▶ WHAT TO WORK ON: Extract the lines from the start through the line that holds "radius=189.5pt, y radius=192pt];", both included, omitting all images.

▶ DATASET SECTION:
# # #

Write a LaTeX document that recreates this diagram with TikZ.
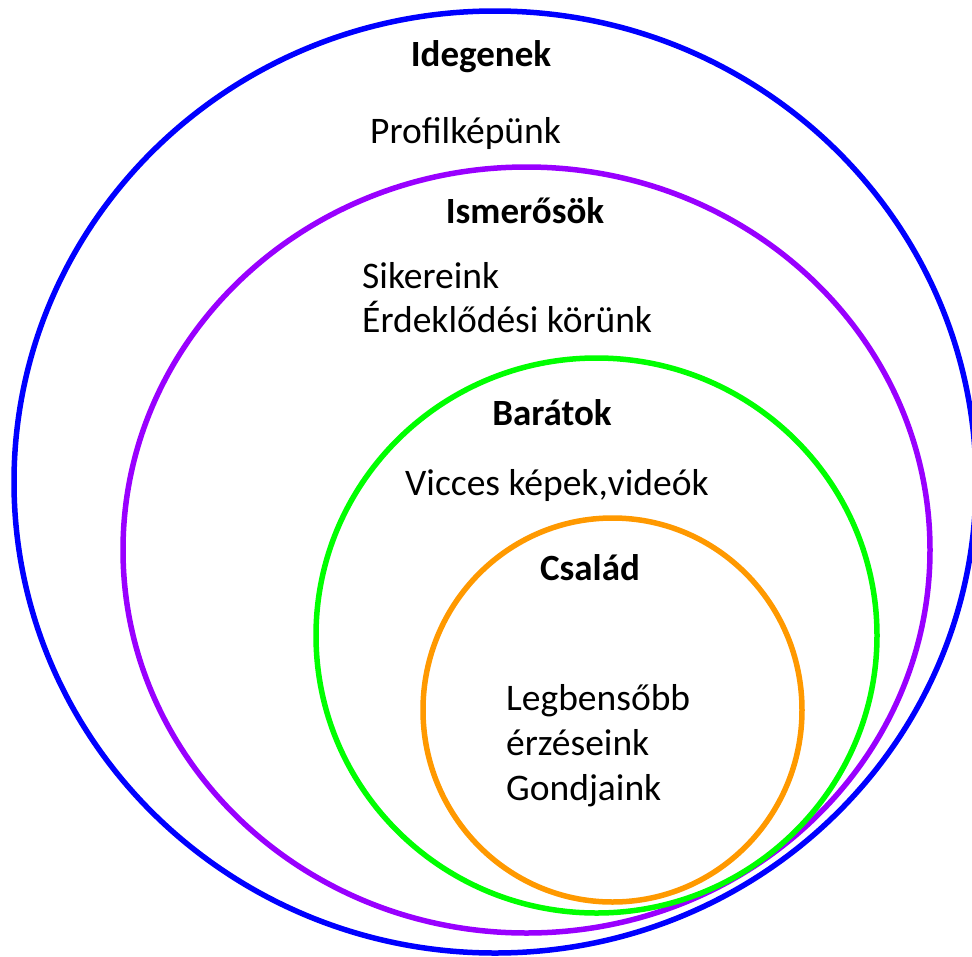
\documentclass[tikz,border=0pt]{standalone}
\usepackage{fontspec}
\setmainfont{Carlito}
\definecolor{kekvonal}{HTML}{0000FF}
\definecolor{lilavonal}{HTML}{9900FF}
\definecolor{zoldvonal}{HTML}{00FF00}
\definecolor{narancsvonal}{HTML}{FF9900}
\tikzset{
  kor/.style={line width=5.5pt},
  cimke/.style={anchor=base, inner sep=0pt, font=\fontsize{37}{44}\selectfont\bfseries},
  szoveg/.style={anchor=base west, inner sep=0pt, font=\fontsize{37.5}{44}\selectfont}
}
\begin{document}
\begin{tikzpicture}[x=1pt,y=-1pt]
	\useasboundingbox (0,0) rectangle (972,956);
	\clip (0,0) rectangle (972,956);

	% korok kivulrol befele
	\draw[kor, kekvonal] (495,482) ellipse [x radius=481pt, y radius=471pt];
	\draw[kor, lilavonal] (526.5,550) ellipse [x radius=403.5pt, y radius=383pt];
	\draw[kor, zoldvonal] (596.5,635.5) ellipse [x radius=280.5pt, y radius=277.5pt];
	\draw[kor, narancsvonal] (612.5,710) ellipse [x radius=189.5pt, y radius=192pt];

	% Idegenek
	\node[cimke] (idegenek) at (481,66) {Idegenek};
	\node[szoveg] (profil) at (370,143) {Profilképünk};
	% Ismerosok
	\node[cimke] (ismerosok) at (525,223) {Ismerősök};
	\node[szoveg] (sikerek) at (362,288) {Sikereink};
	\node[szoveg] (erdeklodes) at (362,332) {Érdeklődési körünk};
	% Baratok
	\node[cimke] (baratok) at (552,425) {Barátok};
	\node[szoveg] (viccek) at (405,495) {Vicces képek,videók};
	% Csalad
	\node[cimke] (csalad) at (590,580) {Család};
	\node[szoveg] (legbenso) at (506,710) {Legbensőbb};
	\node[szoveg] (erzesek) at (506,755) {érzéseink};
	\node[szoveg] (gondok) at (506,800) {Gondjaink};

\end{tikzpicture}
\end{document}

# # #

▶ RESPONSE TO THIS TASK:
Write a LaTeX document that recreates this diagram with TikZ.
\documentclass[tikz,border=0pt]{standalone}
\usepackage{fontspec}
\setmainfont{Carlito}
\definecolor{kekvonal}{HTML}{0000FF}
\definecolor{lilavonal}{HTML}{9900FF}
\definecolor{zoldvonal}{HTML}{00FF00}
\definecolor{narancsvonal}{HTML}{FF9900}
\tikzset{
  kor/.style={line width=5.5pt},
  cimke/.style={anchor=base, inner sep=0pt, font=\fontsize{37}{44}\selectfont\bfseries},
  szoveg/.style={anchor=base west, inner sep=0pt, font=\fontsize{37.5}{44}\selectfont}
}
\begin{document}
\begin{tikzpicture}[x=1pt,y=-1pt]
	\useasboundingbox (0,0) rectangle (972,956);
	\clip (0,0) rectangle (972,956);

	% korok kivulrol befele
	\draw[kor, kekvonal] (495,482) ellipse [x radius=481pt, y radius=471pt];
	\draw[kor, lilavonal] (526.5,550) ellipse [x radius=403.5pt, y radius=383pt];
	\draw[kor, zoldvonal] (596.5,635.5) ellipse [x radius=280.5pt, y radius=277.5pt];
	\draw[kor, narancsvonal] (612.5,710) ellipse [x radius=189.5pt, y radius=192pt];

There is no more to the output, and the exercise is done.